9.3 Configuring Event Failover Destination

Change Guardian supports failover and failback mechanisms which enable an automatic switch to a reliable backup system when the primary resource is unavailable and automatically switches back to the primary resource once it is running. This disaster recovery mechanism ensures that the data is not lost.

9.3.1 Failover Mechanism

The event failover mechanism involves a server that is configured for a seamless flow of events from the agents when its respective primary event destination is not reachable. When the primary event destination fails to respond, the events are forwarded to the failover destination by default. The events are redirected to the primary event destination when it is reachable. Every new or existing policy that is assigned to an agent is also assigned to a configured failover destination by default. This configuration ensures the Change Guardian functionality support for seamless monitoring.

To configure an event failover destination:

  1. Log in to the web console, click CONFIGURATION > Events > Event Failover Destination.

  2. Specify the name, host, port, user name, and password.

  3. Click Configure.

  4. To view the configured failover destination and policy assignment, click CONFIGURATION > Policies > Assign Policies. Select the Assign Unassign icon under Agents. Select the policy and click Event Destinations.
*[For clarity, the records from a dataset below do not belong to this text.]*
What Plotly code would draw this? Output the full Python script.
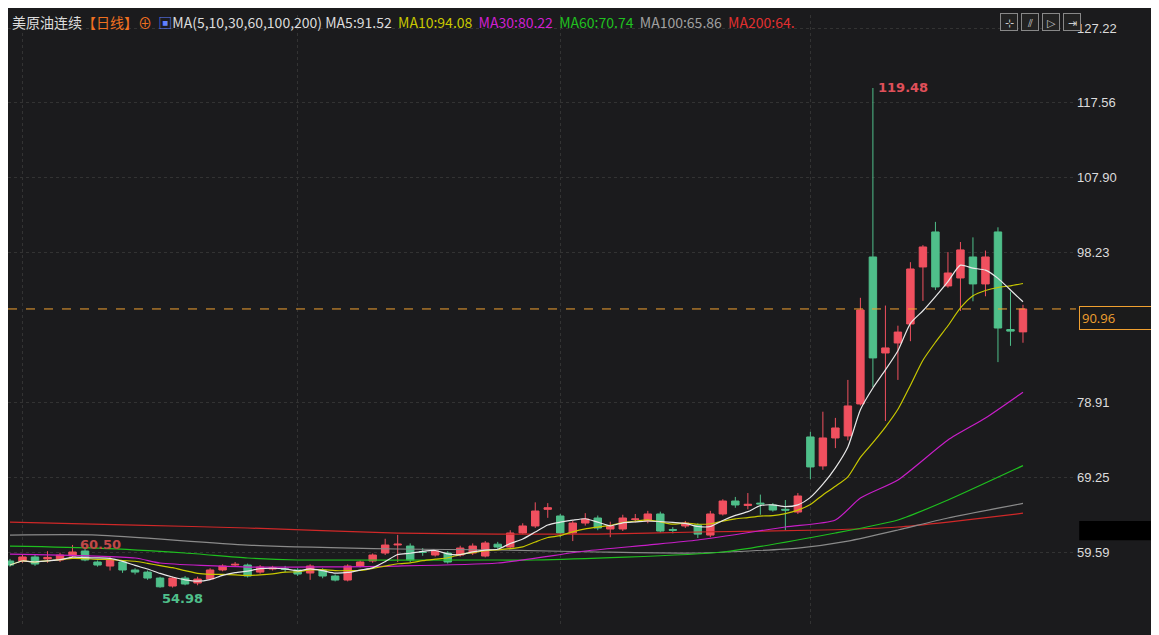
import plotly.graph_objects as go
import pandas as pd

opens = [58.43,58.43,58.95,58.7,58.56,59.07,59.72,58.3,57.78,58.3,57.27,57.0,56.23,55.2,56.23,55.59,56.1,57.27,57.91,57.91,
         57.0,57.4,57.4,57.27,56.88,57.27,56.49,55.97,57.78,58.43,59.46,60.5,60.36,59.6,59.2,59.46,59.2,59.46,59.07,60.6,
         60.23,62.04,62.95,65.1,64.24,62.04,63.33,63.98,62.56,62.56,63.8,63.59,64.5,62.5,62.95,63.07,61.78,64.5,66.17,65.6,
         65.9,65.66,65.1,64.75,74.44,70.7,74.31,74.57,78.7,97.67,85.28,86.57,89.02,96.38,100.9,93.93,94.96,97.67,94.19,100.9,
         88.3,88.0]
highs = [58.7,59.3,59.2,59.7,59.5,60.5,60.1,58.5,58.9,58.5,57.5,57.2,56.4,56.4,56.5,56.4,57.5,58.0,58.3,58.1,
         57.9,57.8,57.8,57.5,58.0,57.5,56.7,58.0,58.5,59.4,61.3,61.8,60.7,60.1,59.9,59.7,60.4,60.7,61.0,60.9,
         62.4,63.3,66.0,65.9,64.5,63.6,64.6,64.3,63.5,64.4,64.5,64.9,64.8,62.8,63.6,63.3,64.9,66.4,66.7,67.2,
         67.0,65.9,66.3,67.2,75.1,77.7,76.9,81.8,92.4,119.48,91.4,88.8,97.0,99.2,102.2,98.3,99.6,100.2,98.5,101.5,
         93.2,91.5]
lows = [57.7,58.2,57.8,58.2,58.3,58.9,58.4,57.7,57.2,56.9,56.7,56.0,54.98,55.0,55.3,55.3,56.0,57.1,57.7,56.3,
        56.8,57.2,57.0,56.5,56.0,56.2,55.8,55.8,57.6,58.2,59.2,58.3,58.3,59.1,59.0,58.1,59.0,59.2,58.9,60.0,
        60.0,61.9,62.7,64.0,61.5,61.0,63.0,62.4,61.5,62.3,63.4,63.3,62.1,62.0,62.7,61.4,61.5,64.3,65.3,65.1,
        64.4,64.8,62.4,64.5,69.0,70.2,73.0,74.0,78.5,80.89,76.5,81.8,86.8,92.0,93.4,93.7,90.7,91.95,92.6,84.1,
        86.2,86.6]
closes = [57.91,58.95,58.04,58.9,59.2,59.59,58.56,57.91,58.56,57.27,57.0,56.23,55.1,56.23,55.46,56.1,57.27,57.78,58.0,56.49,
          57.65,57.55,57.35,56.75,57.78,56.49,55.97,57.78,58.3,59.2,60.49,60.6,58.56,59.55,59.72,58.3,60.1,60.36,60.75,60.23,
          62.04,62.95,64.88,65.3,62.04,63.33,63.85,62.69,62.95,63.98,63.85,64.5,62.3,62.4,63.33,61.9,64.5,66.17,65.66,65.75,
          65.8,65.01,65.0,66.82,70.57,74.31,75.6,78.44,90.83,84.64,85.93,87.98,96.12,98.96,93.8,95.6,98.58,94.19,97.67,88.5,
          88.1,90.96]
idx = list(range(len(closes)))

ma30_i = [0,10,12,19,31,39,46,51,55,62,66,68,71,75,78,81]
ma30_v = [59.33,58.82,58.17,57.65,57.78,58.17,59.72,60.49,61.14,62.82,63.72,66.56,68.89,74.05,76.89,80.22]
ma60_i = [0,7,14,19,23,39,42,57,66,71,75,81]
ma60_v = [60.36,60.1,59.46,58.82,58.56,58.56,58.56,59.59,62.04,63.72,66.30,70.74]
ma100_i = [0,7,19,31,39,47,55,63,67,71,75,81]
ma100_v = [61.78,61.78,60.49,59.98,59.85,59.59,59.46,60.1,61.0,62.43,63.98,65.86]
ma200_i = [0,10,19,31,39,47,55,65,71,75,81]
ma200_v = [63.46,63.07,62.69,62.04,61.91,61.91,62.17,62.43,62.82,63.46,64.6]

ytick_vals = [127.22,117.56,107.90,98.23,78.91,69.25,59.59]
last_price = 90.96

s = pd.Series(closes)
ma5 = s.rolling(5, min_periods=1).mean()
ma10 = s.rolling(10, min_periods=1).mean()

fig = go.Figure()
fig.add_trace(go.Candlestick(x=idx, open=opens, high=highs, low=lows, close=closes,
    increasing=dict(line=dict(color="#f0505f", width=1), fillcolor="#f0505f"),
    decreasing=dict(line=dict(color="#4fbf8a", width=1), fillcolor="#4fbf8a"),
    whiskerwidth=0, showlegend=False, hoverinfo="skip"))
for xs, ys, c in [(ma200_i, ma200_v, "#d02828"), (ma100_i, ma100_v, "#8a8a8a"),
                  (ma60_i, ma60_v, "#1fbf1f"), (ma30_i, ma30_v, "#c81ec8"),
                  (idx, ma10, "#c8c800"), (idx, ma5, "#e8e8e8")]:
    fig.add_trace(go.Scatter(x=xs, y=ys, mode="lines", line=dict(color=c, width=1.2, shape="spline", smoothing=0.6),
                             showlegend=False, hoverinfo="skip"))

fig.add_hline(y=last_price, line=dict(color="#f0a030", width=1, dash="dash"))

bold = "DejaVu Sans"
ann = [
    dict(x=69, y=119.48, text="<b>119.48</b>", xanchor="left", xshift=3, font=dict(color="#e0505a", size=13, family=bold), showarrow=False),
    dict(x=12, y=54.98, text="<b>54.98</b>", xanchor="left", yanchor="top", yshift=-1, font=dict(color="#4fbf8a", size=13, family=bold), showarrow=False),
    dict(x=5.3, y=60.5, text="<b>60.50</b>", xanchor="left", yanchor="middle", xshift=2, font=dict(color="#c04848", size=13, family=bold), showarrow=False),
    dict(xref="paper", yref="y", x=1.003, y=last_price, text="90.96", xanchor="left", showarrow=False,
         font=dict(color="#f0a030", size=13), bordercolor="#f0a030", borderwidth=1, bgcolor="#1b1b1b", borderpad=2, yshift=-9, width=80, align="left"),
    dict(xref="paper", yref="paper", x=0.002, y=0.989, xanchor="left", yanchor="middle", showarrow=False,
         font=dict(size=14, family="Noto Sans CJK SC", color="#dcdcdc"),
         text=("美原油连续<span style='color:#f07020'>【日线】⊕ </span> <span style='color:#6080ff'>▣</span>MA(5,10,30,60,100,200) MA5:91.52  "
               "<span style='color:#c8c800'>MA10:94.08</span>  <span style='color:#d020d0'>MA30:80.22</span>  "
               "<span style='color:#20c020'>MA60:70.74</span>  <span style='color:#a0a0a0'>MA100:65.86</span>  "
               "<span style='color:#e03030'>MA200:64.</span>")),
]
for k, g in enumerate(["⊹", "⫽", "▷", "⇥"]):
    ann.append(dict(xref="paper", yref="paper", x=0.929 + k*0.0195, y=0.989, xanchor="left", yanchor="middle", showarrow=False,
                    text=g, font=dict(size=11, color="#cccccc"), bordercolor="#888", borderwidth=1, bgcolor="#222", width=14, height=14))
fig.update_layout(annotations=ann)

fig.add_shape(type="rect", xref="paper", yref="y", x0=1.003, x1=1.085, y0=61.1, y1=63.6,
              fillcolor="#000000", line=dict(width=0))

fig.update_layout(
    width=1159, height=635, paper_bgcolor="#1b1b1d", plot_bgcolor="#1b1b1d",
    margin=dict(l=0, r=91, t=7, b=18), boxgap=0.15,
    xaxis=dict(range=[-0.16, 85.24], rangeslider=dict(visible=False), tickvals=[1, 23, 44, 64],
               showticklabels=False, showgrid=True, gridcolor="#333", griddash="dot", zeroline=False, showline=False),
    yaxis=dict(range=[50.17, 128.9], side="right", tickvals=ytick_vals, ticktext=[f"{v:.2f}" for v in ytick_vals],
               showgrid=True, gridcolor="#333", griddash="dot", zeroline=False, ticks="",
               tickfont=dict(color="#dcdcdc", size=13, family="Arial")),
)
fig.write_html("out.html")
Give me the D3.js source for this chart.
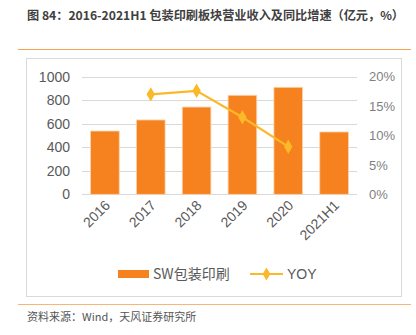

NOTE:For uninterrupted flow of events, ensure that the module licenses have been added in the primary and failover event destinations.

9.3.2 Failback Mechanism

When the issues associated with the failure/ outage are resolved and the primary destination is available, the event data flow is automatically switched back to the primary destination immediately.

Recommendations

To avoid loss of event data at a single level failover destination configuration, consider the following information:

  1. An event destination can handle 2k EPS from a single HTTP server connector port. Ensure that the failover destination is set up in a manner that prevents event data from surpassing 4k EPS across two ports.

  2. When the primary event destination is down and the failover destination is operational, ensure that the downtime of the primary forwarder is less than 5 hours.

  3. When the primary and failover event destinations are not reachable, the Windows agent creates cache of upto 200 MB and UNIX agent creates cache of upto 10 MB. If the cache exceeds the limit, there is loss of event data.

    NOTE:When the primary event destination is reachable first, the cached events are sent to the primary event destination. When the failover event destination is reachable first, the cached events are lost.

  4. Considering the EPS for the primary and failover event destinations, create a data retention policies for both. For more information, see Data Retention Policy.